5. If nothing else, this sets up what truly should be an Aaron Murray Appreciation Day on senior night. There should be no more doubt how important he’s been to this program, how gritty a performer he’s been. After the game, as Murray was talking with his family outside the visiting locker room, he was wearing a large white bandage across his forehead. It served another reminder of how under duress Murray has been for much of his career, and how amazing his career has been considering the offensive lines he’s played behind. Not to mention the points he’s been required to put up the past two years, which brings us to ...

6. So much for Georgia’s defense climbing back into respectable statistical air. After reaching fifth in the SEC in yards allowed, the Bulldogs plummeted to ninth, and are 53rd nationally. They’ve yielded 386.9 yards per game, which if the season ended now would be the worst for Georgia since 1994. (Last year’s season average of 357.8 was the third-worst, surpassed only by 1999.) Yes, the game has changed over the past few years. But bad stats are still bad stats.

7. Georgia has now allowed 30.2 points per game. That’s on pace for the worst in program history, far surpassing the 25.9 points per game in 2009, the final year of Willie Martinez’s tenure.

8. And the worst stat of all: Georgia now ranks 121st nationally – ahead of only Air Force and Eastern Michigan – in turnovers forced. The Bulldogs have forced nine turnovers in 10 games.

9. Meanwhile, Georgia’s offense climbed to 19th nationally, and fourth in the SEC, behind Texas A&M, Auburn and Missouri. The Bulldogs are 16th nationally in passing offense, and Murray is 15th nationally in pass efficiency, and second in the SEC, behind only Johnny Manziel. (A.J. McCarron is all the way down at 46th, and fourth in the SEC, but go ahead, let that Heisman campaign keep going.)

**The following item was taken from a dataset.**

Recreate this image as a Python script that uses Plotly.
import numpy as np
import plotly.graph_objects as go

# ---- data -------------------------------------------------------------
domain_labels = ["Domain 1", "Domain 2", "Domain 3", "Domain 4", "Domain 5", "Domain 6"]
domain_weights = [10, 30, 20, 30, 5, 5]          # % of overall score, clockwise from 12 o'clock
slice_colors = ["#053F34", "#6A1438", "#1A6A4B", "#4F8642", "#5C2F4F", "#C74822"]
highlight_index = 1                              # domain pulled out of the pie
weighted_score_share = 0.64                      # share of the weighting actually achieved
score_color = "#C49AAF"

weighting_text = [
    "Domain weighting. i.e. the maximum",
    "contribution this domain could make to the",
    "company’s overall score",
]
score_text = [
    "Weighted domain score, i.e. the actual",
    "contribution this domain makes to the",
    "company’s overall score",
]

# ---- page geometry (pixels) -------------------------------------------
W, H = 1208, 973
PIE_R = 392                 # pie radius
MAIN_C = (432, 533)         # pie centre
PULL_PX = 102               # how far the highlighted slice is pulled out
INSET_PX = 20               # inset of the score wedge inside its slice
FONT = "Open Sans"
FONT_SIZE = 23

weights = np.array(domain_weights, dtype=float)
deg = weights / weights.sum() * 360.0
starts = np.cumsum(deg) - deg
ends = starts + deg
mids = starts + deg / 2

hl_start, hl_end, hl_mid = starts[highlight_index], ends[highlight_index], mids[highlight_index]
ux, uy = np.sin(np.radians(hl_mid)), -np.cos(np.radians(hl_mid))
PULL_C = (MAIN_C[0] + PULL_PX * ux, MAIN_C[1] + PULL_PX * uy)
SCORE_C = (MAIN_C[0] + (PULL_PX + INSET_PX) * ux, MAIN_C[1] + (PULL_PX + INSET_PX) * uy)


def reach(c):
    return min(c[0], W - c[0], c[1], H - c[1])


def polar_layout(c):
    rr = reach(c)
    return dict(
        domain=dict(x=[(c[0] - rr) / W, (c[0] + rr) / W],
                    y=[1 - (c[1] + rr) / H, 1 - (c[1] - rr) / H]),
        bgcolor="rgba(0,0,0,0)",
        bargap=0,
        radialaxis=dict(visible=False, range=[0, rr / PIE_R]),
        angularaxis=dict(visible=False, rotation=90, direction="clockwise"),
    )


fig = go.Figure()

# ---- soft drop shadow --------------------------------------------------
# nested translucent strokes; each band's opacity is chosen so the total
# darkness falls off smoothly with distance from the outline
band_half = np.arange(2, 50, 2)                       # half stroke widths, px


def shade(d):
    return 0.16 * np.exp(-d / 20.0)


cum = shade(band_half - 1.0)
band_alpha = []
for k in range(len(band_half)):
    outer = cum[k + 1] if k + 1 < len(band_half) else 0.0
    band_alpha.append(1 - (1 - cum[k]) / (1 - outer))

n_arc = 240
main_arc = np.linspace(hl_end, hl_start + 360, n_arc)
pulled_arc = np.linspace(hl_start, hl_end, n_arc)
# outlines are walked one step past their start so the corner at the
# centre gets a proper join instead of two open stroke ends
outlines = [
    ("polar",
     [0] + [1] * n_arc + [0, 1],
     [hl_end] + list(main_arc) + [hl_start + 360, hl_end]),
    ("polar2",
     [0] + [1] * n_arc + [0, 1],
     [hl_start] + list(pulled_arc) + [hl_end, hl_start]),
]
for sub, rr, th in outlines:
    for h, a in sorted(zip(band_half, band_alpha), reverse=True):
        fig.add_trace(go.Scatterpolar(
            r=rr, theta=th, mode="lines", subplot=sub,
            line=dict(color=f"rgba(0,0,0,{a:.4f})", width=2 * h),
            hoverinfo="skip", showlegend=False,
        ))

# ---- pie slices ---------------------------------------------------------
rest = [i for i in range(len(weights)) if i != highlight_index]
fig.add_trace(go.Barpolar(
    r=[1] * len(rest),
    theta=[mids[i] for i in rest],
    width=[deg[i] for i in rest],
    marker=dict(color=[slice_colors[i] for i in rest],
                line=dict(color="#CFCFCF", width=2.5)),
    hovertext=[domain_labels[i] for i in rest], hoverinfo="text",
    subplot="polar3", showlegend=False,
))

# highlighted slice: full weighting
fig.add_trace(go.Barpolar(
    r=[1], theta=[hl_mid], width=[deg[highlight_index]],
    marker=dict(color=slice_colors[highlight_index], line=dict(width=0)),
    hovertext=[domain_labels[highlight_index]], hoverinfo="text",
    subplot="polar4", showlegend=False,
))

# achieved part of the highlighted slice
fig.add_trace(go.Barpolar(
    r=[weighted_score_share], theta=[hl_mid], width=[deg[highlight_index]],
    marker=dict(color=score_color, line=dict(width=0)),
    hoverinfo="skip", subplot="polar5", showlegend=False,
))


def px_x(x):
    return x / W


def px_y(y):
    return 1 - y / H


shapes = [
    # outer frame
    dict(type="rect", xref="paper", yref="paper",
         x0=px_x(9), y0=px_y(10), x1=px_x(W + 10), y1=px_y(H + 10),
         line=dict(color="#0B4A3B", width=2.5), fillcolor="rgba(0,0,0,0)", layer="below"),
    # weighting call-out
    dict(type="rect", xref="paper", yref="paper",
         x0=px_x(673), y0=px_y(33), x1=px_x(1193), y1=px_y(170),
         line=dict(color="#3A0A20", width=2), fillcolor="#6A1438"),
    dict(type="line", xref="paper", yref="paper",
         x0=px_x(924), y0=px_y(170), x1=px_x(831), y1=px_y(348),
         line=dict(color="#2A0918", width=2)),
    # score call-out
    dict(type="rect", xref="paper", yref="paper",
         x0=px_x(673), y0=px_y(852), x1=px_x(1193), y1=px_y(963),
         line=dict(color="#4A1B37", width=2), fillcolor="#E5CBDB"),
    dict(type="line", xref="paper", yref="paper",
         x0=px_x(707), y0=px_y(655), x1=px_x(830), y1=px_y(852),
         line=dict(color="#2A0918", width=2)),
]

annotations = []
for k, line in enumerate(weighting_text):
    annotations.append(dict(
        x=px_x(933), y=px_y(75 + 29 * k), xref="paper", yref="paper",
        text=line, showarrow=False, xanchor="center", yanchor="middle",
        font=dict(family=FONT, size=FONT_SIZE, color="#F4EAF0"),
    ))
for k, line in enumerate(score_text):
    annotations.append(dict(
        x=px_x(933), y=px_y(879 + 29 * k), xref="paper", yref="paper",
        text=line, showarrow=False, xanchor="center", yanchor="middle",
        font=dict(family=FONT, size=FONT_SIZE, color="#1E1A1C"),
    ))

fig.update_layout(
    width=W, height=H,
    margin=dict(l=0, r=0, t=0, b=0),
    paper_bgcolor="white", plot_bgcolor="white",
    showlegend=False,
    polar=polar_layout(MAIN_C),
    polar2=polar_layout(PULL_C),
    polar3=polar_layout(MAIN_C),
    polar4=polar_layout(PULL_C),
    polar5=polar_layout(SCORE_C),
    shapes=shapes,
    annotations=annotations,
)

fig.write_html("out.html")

10. We can delve later more deeply into the bowl situation. But let’s just say that I continue to believe what I did two weeks ago when I left Jacksonville: There’s a good chance I’ll be back here. The Chick-fil-A and Music City also remain possibilities, with an outside chance at the Outback. But the BCS, Cotton and Capital One are off the table now.

Finally, a few more quotes from the postgame that didn’t make it in but I thought were worthy of passing along:

“Even though this may not be the record we intended to be, this team will always go down as a team that never gave up.” – Corey Moore, junior safety.

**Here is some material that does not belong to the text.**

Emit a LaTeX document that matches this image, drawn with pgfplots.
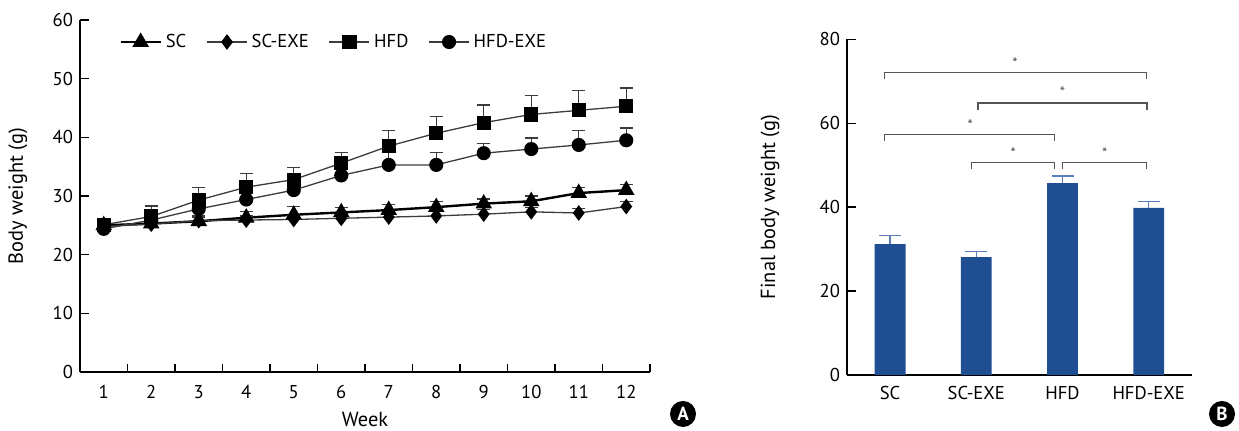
\documentclass[border=0pt]{standalone}
\usepackage{fontspec}
\setmainfont{PT Sans}
\usepackage{pgfplots}
\pgfplotsset{compat=1.18}
\definecolor{barblue}{HTML}{1F4E93}
\definecolor{errblue}{HTML}{5B7EC0}
\definecolor{linegray}{HTML}{3C3C3C}
\definecolor{brgray}{HTML}{555555}

\pgfplotsset{
  panel/.style={
    scale only axis,
    axis x line*=bottom, axis y line*=left,
    axis line style={-, line width=0.7pt, black},
    tick style={line width=0.6pt, black},
    tick align=inside,
    /pgf/number format/assume math mode=true,
    tick label style={font=\fontsize{9.3}{11}\selectfont},
    label style={font=\fontsize{10.2}{12}\selectfont},
  },
  wk/.style={
    line width=0.65pt, color=linegray,
    mark options={fill=black, draw=black, solid},
    error bars/y dir=plus, error bars/y explicit,
    error bars/error bar style={line width=0.6pt, color=linegray},
    error bars/error mark options={rotate=90, mark size=3.3pt, line width=0.6pt, color=linegray},
  },
}

\pgfplotstableread{
x y e
1 25.0 0.8
2 25.3 0.9
3 25.7 0.9
4 26.3 1.0
5 26.8 1.4
6 27.2 0.9
7 27.6 0.9
8 28.1 0.9
9 28.7 0.8
10 29.1 0.9
11 30.5 0.9
12 31.0 1.0
}\sctab
\pgfplotstableread{
x y e
1 24.8 0.7
2 25.2 0.8
3 25.8 0.6
4 25.9 0.7
5 26.0 0.7
6 26.2 0.8
7 26.4 0.8
8 26.6 0.8
9 26.9 0.8
10 27.3 0.7
11 27.1 0.8
12 28.2 0.9
}\scexetab
\pgfplotstableread{
x y e
1 25.1 1.0
2 26.5 1.8
3 29.3 2.2
4 31.5 2.3
5 32.8 2.1
6 35.6 1.8
7 38.5 2.7
8 40.7 2.8
9 42.5 3.0
10 43.9 3.2
11 44.6 3.4
12 45.3 3.1
}\hfdtab
\pgfplotstableread{
x y e
1 24.4 1.0
2 25.9 1.6
3 27.8 1.5
4 29.4 1.6
5 31.0 1.5
6 33.5 1.6
7 35.3 2.1
8 35.3 2.1
9 37.3 1.7
10 38.0 1.9
11 38.7 2.4
12 39.5 2.1
}\hfdexetab
\pgfplotstableread{
x y e
0 31.2 2.0
1 28.1 1.3
2 45.7 1.7
3 39.8 1.5
}\finaltab

\begin{document}
\begin{tikzpicture}
\useasboundingbox (0,0) rectangle (619.5pt,215.5pt);

% panel A
\begin{axis}[panel, at={(40pt,29.5pt)}, anchor=south west,
  width=285pt, height=176pt,
  xmin=0.5, xmax=12.5, ymin=0, ymax=60,
  xtick={1,...,12}, major x tick style={draw=none},
  minor xtick={1.5,2.5,...,12.5}, minor tick length=3.8pt,
  ytick={0,10,...,60}, major tick length=4.5pt,
  xticklabel style={yshift=-3pt},
  xlabel={Week}, ylabel={Body weight (g)},
  xlabel style={at={(axis description cs:0.5,-0.155)}, anchor=base, inner sep=0pt},
  ylabel style={at={(axis description cs:-0.109,0.5)}, anchor=center},
  legend style={at={(axis description cs:0.447,0.9375)}, anchor=center,
    draw=none, fill=none, font=\fontsize{9.3}{11}\selectfont,
    legend columns=4,
    /tikz/every even column/.append style={column sep=8pt}},
  legend image code/.code={\draw[#1, mark repeat=2, mark phase=2]
    plot coordinates {(0pt,0pt) (10pt,0pt) (20pt,0pt)};},
]
\addplot[wk, color=black, line width=1.2pt, mark=triangle*, mark size=3.6pt]
  table[x=x, y=y, y error=e] {\sctab};
\addplot[wk, mark=diamond*, mark size=3.4pt]
  table[x=x, y=y, y error=e] {\scexetab};
\addplot[wk, mark=square*, mark size=3.2pt]
  table[x=x, y=y, y error=e] {\hfdtab};
\addplot[wk, mark=*, mark size=3.2pt]
  table[x=x, y=y, y error=e] {\hfdexetab};
\legend{SC, SC-EXE, HFD, HFD-EXE}
\end{axis}

% panel B
\begin{axis}[panel, at={(423.5pt,28pt)}, anchor=south west,
  width=172.4pt, height=167.9pt,
  xmin=-0.5, xmax=3.5, ymin=0, ymax=80,
  xtick={0,1,2,3}, xticklabels={SC, SC-EXE, HFD, HFD-EXE},
  major x tick style={draw=none},
  ytick={0,20,...,80}, major tick length=4.5pt,
  xticklabel style={yshift=-2pt},
  ylabel={Final body weight (g)},
  ylabel style={at={(axis description cs:-0.223,0.5)}, anchor=center},
]
\addplot[ybar, bar width=15.4pt, bar shift=0pt, fill=barblue, draw=none,
  error bars/.cd, y dir=plus, y explicit,
  error bar style={line width=0.75pt, color=errblue},
  error mark options={rotate=90, mark size=5.5pt, line width=0.75pt, color=errblue}]
  table[x=x, y=y, y error=e] {\finaltab};
% significance brackets
\begin{scope}[brgray, line width=0.55pt]
\draw (axis cs:-0.06,70.4) -- (axis cs:-0.06,72.0) -- (axis cs:2.97,72.0) -- (axis cs:2.97,70.4);
\draw (axis cs:1.02,63.2) -- (axis cs:1.02,64.8) -- (axis cs:2.98,64.8) -- (axis cs:2.98,63.2);
\draw (axis cs:-0.06,55.8) -- (axis cs:-0.06,57.4) -- (axis cs:1.91,57.4) -- (axis cs:1.91,55.8);
\draw (axis cs:0.94,49.1) -- (axis cs:0.94,50.7) -- (axis cs:1.91,50.7) -- (axis cs:1.91,49.1);
\draw (axis cs:2.00,49.1) -- (axis cs:2.00,50.7) -- (axis cs:2.97,50.7) -- (axis cs:2.97,49.1);
\end{scope}
\begin{scope}[every node/.style={font=\fontsize{7.5}{8}\selectfont, text=brgray, inner sep=0pt}]
\node at (axis cs:1.45,74.2) {*};
\node at (axis cs:2.00,67.3) {*};
\node at (axis cs:0.93,59.6) {*};
\node at (axis cs:1.43,52.9) {*};
\node at (axis cs:2.49,52.9) {*};
\end{scope}
\end{axis}

% panel letters
\node[circle, fill=black, text=white, inner sep=0pt, minimum size=13pt,
  font=\bfseries\fontsize{9.5}{10}\selectfont] at (341.5pt,8.5pt) {A};
\node[circle, fill=black, text=white, inner sep=0pt, minimum size=13pt,
  font=\bfseries\fontsize{9.5}{10}\selectfont] at (611pt,8.5pt) {B};
\end{tikzpicture}
\end{document}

“Anytime we lose it’s pretty dang silent. You could look on anyone’s face and tell it was heartbreaking. Just like any other loss. This one maybe more so, because of that last play.” – John Theus, sophomore tackle.

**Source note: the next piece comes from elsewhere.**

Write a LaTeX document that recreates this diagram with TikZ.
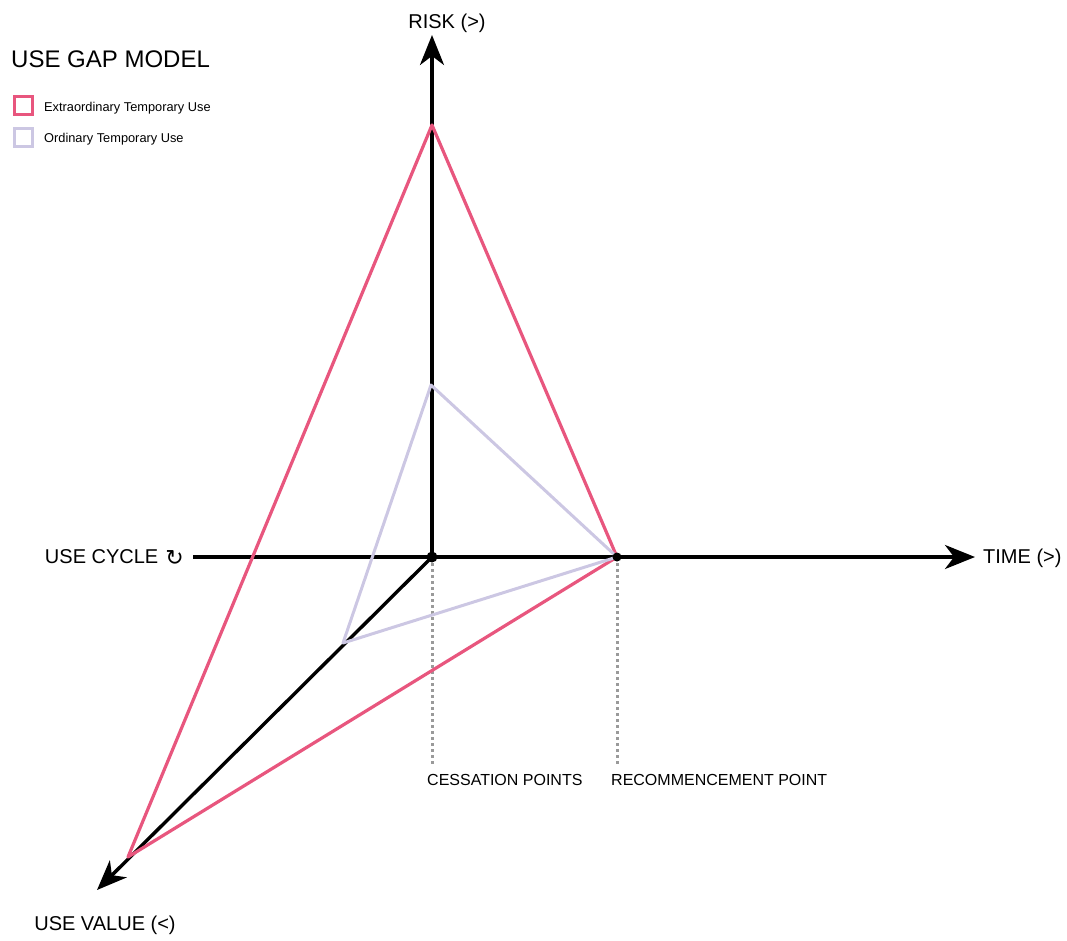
\documentclass[tikz,border=0pt]{standalone}
\usepackage{fontspec}
\setmainfont{Liberation Sans}
\newfontfamily\dvsans{DejaVu Sans}
\usetikzlibrary{arrows.meta}
\definecolor{redline}{HTML}{E8567E}
\definecolor{lavline}{HTML}{CCC7E3}
\definecolor{dotgray}{HTML}{9A9A9A}
\tikzset{
  axis/.style={line width=3.4pt, black, -{Stealth[length=30pt,width=24pt,inset=9pt]}},
  redtri/.style={line width=3.2pt, redline, line join=round},
  lavtri/.style={line width=3pt, lavline, line join=round},
  guide/.style={line width=3pt, dotgray, dash pattern=on 3pt off 3pt},
  axislabel/.style={font=\fontsize{20}{24}\selectfont, inner sep=0pt},
  pointlabel/.style={font=\fontsize{16}{19}\selectfont, inner sep=0pt, anchor=base west},
  legendtext/.style={font=\fontsize{12.8}{15}\selectfont, inner sep=0pt, anchor=base west},
  legendbox/.style={line width=3pt, minimum size=18pt, inner sep=0pt, fill=white},
  titletext/.style={font=\fontsize{24}{28}\selectfont, inner sep=0pt, anchor=base west},
  dotnode/.style={circle, fill=black, inner sep=0pt},
}
\begin{document}
\begin{tikzpicture}[x=1pt,y=-1pt]
\useasboundingbox (0,0) rectangle (1067,940);
% key points
\coordinate (O) at (432,557);
\coordinate (riskend) at (432,35);
\coordinate (cycstart) at (193,557);
\coordinate (timeend) at (975,557);
\coordinate (valueend) at (97,890);
\coordinate (redtop) at (432,125);
\coordinate (rec) at (617,557);
\coordinate (redleft) at (128,857);
\coordinate (lavtop) at (431,385);
\coordinate (lavleft) at (343,643);
\coordinate (cessend) at (432,766);
\coordinate (recend) at (617,766);

% guides
\draw[guide] (O) -- (cessend);
\draw[guide] (rec) -- (recend);

% axes
\draw[axis] (O) -- (riskend);
\draw[axis] (cycstart) -- (timeend);
\draw[axis] (O) -- (valueend);

% triangles
\draw[redtri] (redtop) -- (redleft) -- (rec) -- cycle;
\draw[lavtri] (lavtop) -- (lavleft) -- (rec) -- cycle;

% dots
\node[dotnode, minimum size=11pt] (origindot) at (O) {};
\node[dotnode, minimum size=9pt] (recdot) at (rec) {};

% axis labels
\node[axislabel, anchor=base] (risk) at (447,28) {RISK (>)};
\node[axislabel, anchor=base west] (time) at (983,563) {TIME (>)};
\node[axislabel, anchor=base east] (cycle) at (184,563) {USE CYCLE\hspace{7pt}\raisebox{-2.5pt}{\dvsans\fontsize{22}{26}\selectfont ↻}};
\node[axislabel, anchor=base] (value) at (105,930) {USE VALUE (<)};

% point labels
\node[pointlabel] (cess) at (427,785) {CESSATION POINTS};
\node[pointlabel] (recl) at (611,785) {RECOMMENCEMENT POINT};

% legend
\node[titletext] (title) at (11,67) {USE GAP MODEL};
\node[legendbox, draw=redline] (boxred) at (23.5,105.5) {};
\node[legendbox, draw=lavline] (boxlav) at (23.5,137.5) {};
\node[legendtext] (ltred) at (44,111) {Extraordinary Temporary Use};
\node[legendtext] (ltlav) at (44,142) {Ordinary Temporary Use};
\end{tikzpicture}
\end{document}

“Just two young guys,” Moore said. “You have to put yourself in their shoes. Something happened. It’s a lot just to handle. The only thing I could tell those guys is I’m here. If there’s anything you need, I’m here.” – Moore.

“That was a tough one to swallow. But they made the play at the end of the game. We got down there and had another shot. I wish we had got it off in the end zone. But just an unbelievable effort by our guys. An unbelievable atmosphere. It was a tough one to swallow, but you’ve gotta give them guys credit, they made one more play than us.” – Mike Bobo, offensive coordinator.